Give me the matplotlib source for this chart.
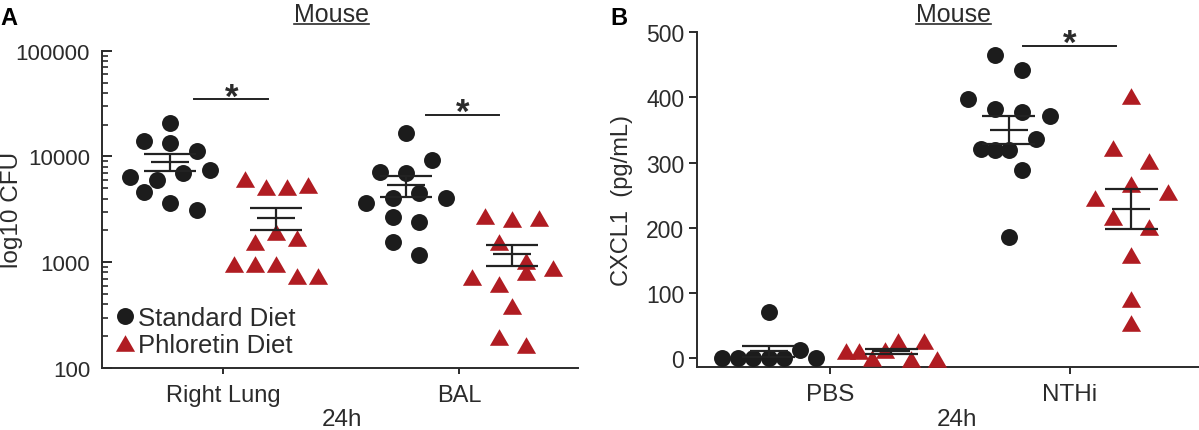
import numpy as np
import matplotlib
matplotlib.use('Agg')
import matplotlib.pyplot as plt
from matplotlib.ticker import LogLocator, NullFormatter, FixedLocator, FixedFormatter
from matplotlib.lines import Line2D
from matplotlib.path import Path

# ---------------- data ----------------
cats_a = ['Right Lung', 'BAL']
rl_std = [20700, 13900, 13500, 11300, 7380, 6380, 6020, 6920, 4600, 3670, 3130]
rl_phl = [6150, 5200, 5130, 5430, 1930, 1570, 1710, 966, 966, 966, 738, 738]
bal_std = [16600, 9310, 7110, 7010, 4510, 3650, 4040, 4040, 2670, 2390, 1570, 1180]
bal_phl = [2730, 2580, 2630, 1550, 1024, 805, 885, 722, 625, 389, 198, 166]
yticks_a = [100, 1000, 10000, 100000]

cats_b = ['PBS', 'NTHi']
pbs_std = [0, 0, 0, 0, 0, 12, 0, 70]
pbs_phl = [10, 10, 0, 13, 26, -2, 26, -2]
nthi_std = [465, 442, 397, 383, 378, 372, 336, 321, 319, 319, 288, 185]
nthi_phl = [402, 322, 302, 267, 246, 255, 216, 201, 158, 90, 54]
yticks_b = [0, 100, 200, 300, 400, 500]

legend_labels = ['Standard Diet', 'Phloretin Diet']

# ---------------- layout (swarm slots) ----------------
rl_std_slots = [0, -2, 0, 2, 3, -3, -1, 1, -2, 0, 2]
rl_phl_slots = [-3, -1, 1, 3, 0, -2, 2, -4, -2, 0, 2, 4]
bal_std_slots = [0, 2, -2, 0, 1, -3, -1, 3, -1, 1, -1, 1]
bal_phl_slots = [-2, 0, 2, -1, 1, 1, 3, -3, -1, 0, -1, 1]
pbs_std_slots = [-3, -2, -1, 0, 1, 2, 3, 0]
pbs_phl_slots = [-3.5, -2.5, -1.5, -0.5, 0.5, 1.5, 2.5, 3.5]
nthi_std_slots = [-1, 1, -3, -1, 1, 3, 2, -2, -1, 0, 1, 0]
nthi_phl_slots = [0, -1, 1, 0, -2, 2, -1, 1, 0, 0, 0]

plt.rcParams['font.family'] = ['Liberation Sans', 'DejaVu Sans']
TXT = '#2b2b2b'
BLACK = '#1c1c1c'
RED = '#b01c22'
plt.rcParams['text.color'] = TXT

W, H = 1199, 431
fig = plt.figure(figsize=(W / 100, H / 100), dpi=100)


def px_ax(l, t, r, b):
    return fig.add_axes([l / W, 1 - b / H, (r - l) / W, (b - t) / H])


axA = px_ax(101.7, 51.7, 578, 369)
axB = px_ax(696.7, 33.3, 1199, 367.7)

tri = Path([(0, 0.866), (-1, -0.866), (1, -0.866), (0, 0.866)],
           [Path.MOVETO, Path.LINETO, Path.LINETO, Path.CLOSEPOLY])

CIRC_MS = 12.2
TRI_MS = 13.8


def group(ax, xc, vals, slots, step, kind):
    x = [xc + s * step for s in slots]
    if kind == 'o':
        ax.plot(x, vals, ls='none', marker='o', ms=CIRC_MS, color=BLACK, mew=0, zorder=3)
    else:
        ax.plot(x, vals, ls='none', marker=tri, ms=TRI_MS, color=RED, mew=0, zorder=3)
    v = np.asarray(vals, float)
    m = v.mean()
    se = v.std(ddof=1) / np.sqrt(len(v))
    kw = dict(color='#222222', lw=1.6, zorder=4)
    ax.vlines(xc, m - se, m + se, **kw)
    ax.hlines([m - se, m + se], xc - 0.11, xc + 0.11, **kw)
    ax.hlines(m, xc - 0.08, xc + 0.08, **kw)


def sig(ax, xc, x0, x1, y):
    ax.plot([xc + x0, xc + x1], [y, y], color='#222222', lw=1.4)
    ax.annotate('*', (xc + (x0 + x1) / 2, y), xytext=(0, -5), textcoords='offset points',
                ha='center', va='baseline', fontsize=25, fontweight='bold', color=TXT)


# ---------------- panel A ----------------
offA = 0.225
group(axA, 0 - offA, rl_std, rl_std_slots, 0.056, 'o')
group(axA, 0 + offA, rl_phl, rl_phl_slots, 0.0447, '^')
group(axA, 1 - offA, bal_std, bal_std_slots, 0.056, 'o')
group(axA, 1 + offA, bal_phl, bal_phl_slots, 0.057, '^')

axA.set_yscale('log')
axA.set_ylim(100, 100000)
axA.set_xlim(-0.515, 1.504)
axA.yaxis.set_major_locator(FixedLocator(yticks_a))
axA.yaxis.set_major_formatter(FixedFormatter([str(t) for t in yticks_a]))
axA.yaxis.set_minor_locator(LogLocator(base=10, subs=np.arange(2, 10)))
axA.yaxis.set_minor_formatter(NullFormatter())
axA.set_xticks([0, 1])
axA.set_xticklabels(cats_a)
axA.tick_params(axis='y', which='major', direction='in', length=7, width=1.4,
                colors=TXT, labelsize=16, pad=8.4)
axA.tick_params(axis='y', which='minor', direction='in', length=4.5, width=1.2, colors=TXT)
axA.tick_params(axis='x', direction='out', length=4.5, width=1.4, colors=TXT,
                labelsize=17, pad=7)

sig(axA, 0, -0.123, 0.191, 34600)
sig(axA, 1, -0.14, 0.17, 24700)

# legend
h1 = Line2D([], [], ls='none', marker='o', ms=CIRC_MS, color=BLACK, mew=0)
h2 = Line2D([], [], ls='none', marker=tri, ms=TRI_MS, color=RED, mew=0)
axA.legend([h1, h2], legend_labels, loc='lower left', bbox_to_anchor=(0.025, 0.035),
           frameon=False, fontsize=18.5, handlelength=0.9, handletextpad=0.05,
           labelspacing=0.12, borderpad=0, borderaxespad=0, labelcolor=TXT)

# ---------------- panel B ----------------
offB = 0.255
group(axB, 0 - offB, pbs_std, pbs_std_slots, 0.065, 'o')
group(axB, 0 + offB, pbs_phl, pbs_phl_slots, 0.054, '^')
group(axB, 1 - offB, nthi_std, nthi_std_slots, 0.057, 'o')
group(axB, 1 + offB, nthi_phl, nthi_phl_slots, 0.0757, '^')

axB.set_ylim(-13.4, 500)
axB.set_xlim(-0.555, 1.5375)
axB.set_yticks(yticks_b)
axB.set_xticks([0, 1])
axB.set_xticklabels(cats_b)
axB.tick_params(axis='y', direction='out', length=6, width=1.4, colors=TXT,
                labelsize=16.5, pad=3)
axB.tick_params(axis='x', direction='out', length=5, width=1.4, colors=TXT,
                labelsize=17.5, pad=7)

sig(axB, 1, -0.195, 0.19, 479)

for ax in (axA, axB):
    for s in ('top', 'right'):
        ax.spines[s].set_visible(False)
    for s in ('left', 'bottom'):
        ax.spines[s].set_linewidth(1.4)
        ax.spines[s].set_color(TXT)
    ax.patch.set_alpha(0)
    for lab in ax.get_xticklabels() + ax.get_yticklabels():
        lab.set_color(TXT)

# ---------------- figure texts ----------------
fig.text(12 / W, 1 - 210 / H, 'log10 CFU', rotation=90, ha='center', va='center',
         fontsize=17.5, color=TXT)
fig.text(622 / W, 1 - 200 / H, 'CXCL1  (pg/mL)', rotation=90, ha='center', va='center',
         fontsize=17, color=TXT)
fig.text(342 / W, 1 - 426.5 / H, '24h', ha='center', va='baseline', fontsize=17.5, color=TXT)
fig.text(957 / W, 1 - 426.5 / H, '24h', ha='center', va='baseline', fontsize=17.5, color=TXT)
fig.text(0 / W, 1 - 25 / H, 'A', ha='left', va='baseline', fontsize=17, fontweight='bold',
         color='black')
fig.text(610 / W, 1 - 25 / H, 'B', ha='left', va='baseline', fontsize=17, fontweight='bold',
         color='black')

titles = []
for xc in (331, 953):
    t = fig.text(xc / W, 1 - 21.7 / H, 'Mouse', ha='center', va='baseline', fontsize=18,
                 color=TXT)
    titles.append(t)

fig.canvas.draw()
r = fig.canvas.get_renderer()
for t in titles:
    bb = t.get_window_extent(r)
    yline = 1 - 24.5 / H
    fig.add_artist(Line2D([bb.x0 / W, bb.x1 / W], [yline, yline], color=TXT, lw=1.2,
                          transform=fig.transFigure))

fig.savefig('out.png', dpi=100)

────────

▶ _GOAL_:
Take the lines from the start of the material to the line with "legend_labels = ['Standard", both included, and transcribe them exactly without the pictures.

▶ _FINAL RESULT_:
Give me the matplotlib source for this chart.
import numpy as np
import matplotlib
matplotlib.use('Agg')
import matplotlib.pyplot as plt
from matplotlib.ticker import LogLocator, NullFormatter, FixedLocator, FixedFormatter
from matplotlib.lines import Line2D
from matplotlib.path import Path

# ---------------- data ----------------
cats_a = ['Right Lung', 'BAL']
rl_std = [20700, 13900, 13500, 11300, 7380, 6380, 6020, 6920, 4600, 3670, 3130]
rl_phl = [6150, 5200, 5130, 5430, 1930, 1570, 1710, 966, 966, 966, 738, 738]
bal_std = [16600, 9310, 7110, 7010, 4510, 3650, 4040, 4040, 2670, 2390, 1570, 1180]
bal_phl = [2730, 2580, 2630, 1550, 1024, 805, 885, 722, 625, 389, 198, 166]
yticks_a = [100, 1000, 10000, 100000]

cats_b = ['PBS', 'NTHi']
pbs_std = [0, 0, 0, 0, 0, 12, 0, 70]
pbs_phl = [10, 10, 0, 13, 26, -2, 26, -2]
nthi_std = [465, 442, 397, 383, 378, 372, 336, 321, 319, 319, 288, 185]
nthi_phl = [402, 322, 302, 267, 246, 255, 216, 201, 158, 90, 54]
yticks_b = [0, 100, 200, 300, 400, 500]

legend_labels = ['Standard Diet', 'Phloretin Diet']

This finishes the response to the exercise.